Domestically, the coming inauguration of Netanyahu’s fourth government is spurring concern that conservatives from Jewish Home and Likud will seek to pass legislation to erode institutions considered the last bastion of Israeli liberalism, such as the Supreme Court. Incoming Justice Minister Ayelet Shaked has said that the Israeli high court’s tendency to strike down laws passed by the Knesset is a sign that the judiciary has become too powerful, and that balance of power between branches of government needs to be recalibrated.

She has also backed laws to limit non-governmental organizations from getting funding from foreign governments and a quasi-constitutional basic law to elevate Israel’s Jewish character over its democratic values.

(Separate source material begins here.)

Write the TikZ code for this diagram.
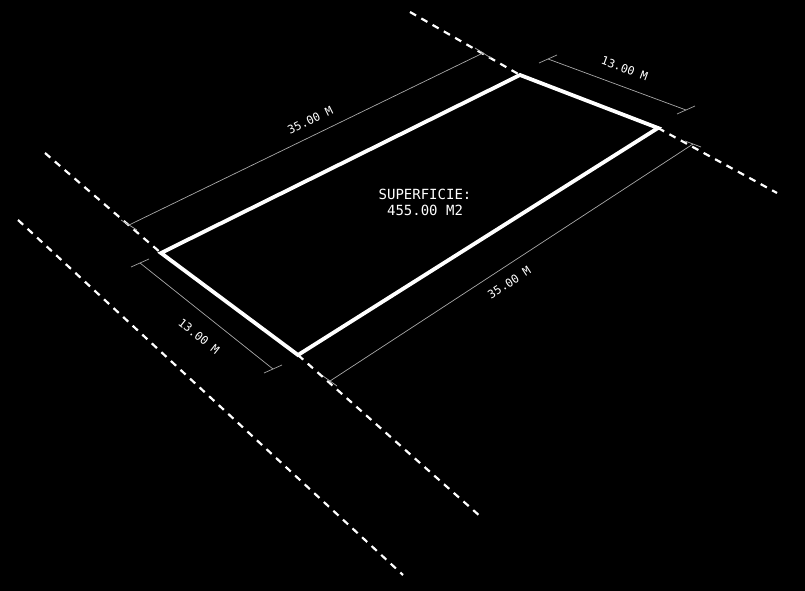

Many believe that the coalition’s narrow majority will render such judicial reform impossible. What’s more, Finance Minister Moshe Kahlon and his centrist Kulanu Party are strongly opposed to any far-reaching reform of the legal system. Gradual change, he said, is possible.

“If they try to bite off more than they can chew they won’t accomplish anything,” said Gil Hoffman, a political commentator for the Jerusalem Post. “If they nibble, then they can succeed.”

What the government is expected to accomplish is a rollback of policies adopted over the last two years to end entitlements for the ultra-Orthodox and help prod the burgeoning population of men from yeshivas into the workplace. With Shas and the United Torah Judaism parties back in the coalition after being left in the opposition in the previous parliament, they are expected to restore funding for charedi schools that don’t teach core secular curriculum. They also are expected to restore subsidies for yeshivas and to families with at least three children. That will be a disincentive for yeshiva students to get jobs.

“People were leaving [yeshivas] because of necessity and not ideology, and now that incentive won’t be there,’’ said Dov Lipman, a U.S.-born rabbi who served as a legislator in the previous parliament. He too believes the government’s days might be numbered.

The main part of the coalition’s agenda is expected to ride on Kahlon, who has promised major reforms in Israel’s housing market, food retail market and consumer banking — all with the goal of making the cost of living more affordable in Israel and reining in runaway inflation in real estate. But with just 61 votes, passing major economic reform will be nearly impossible for Kahlon, who is expected to pressure Netanyahu to widen the government to strengthen its bare majority. If no one joins, Netanyahu and Kahlon could be stymied on the economy.

“Kahlon will find it difficult to deliver on his agenda, and if that’s the case I can’t see him continuing for very long,” said Plessner. “He received a mandate for economic change, not economic stagnation.”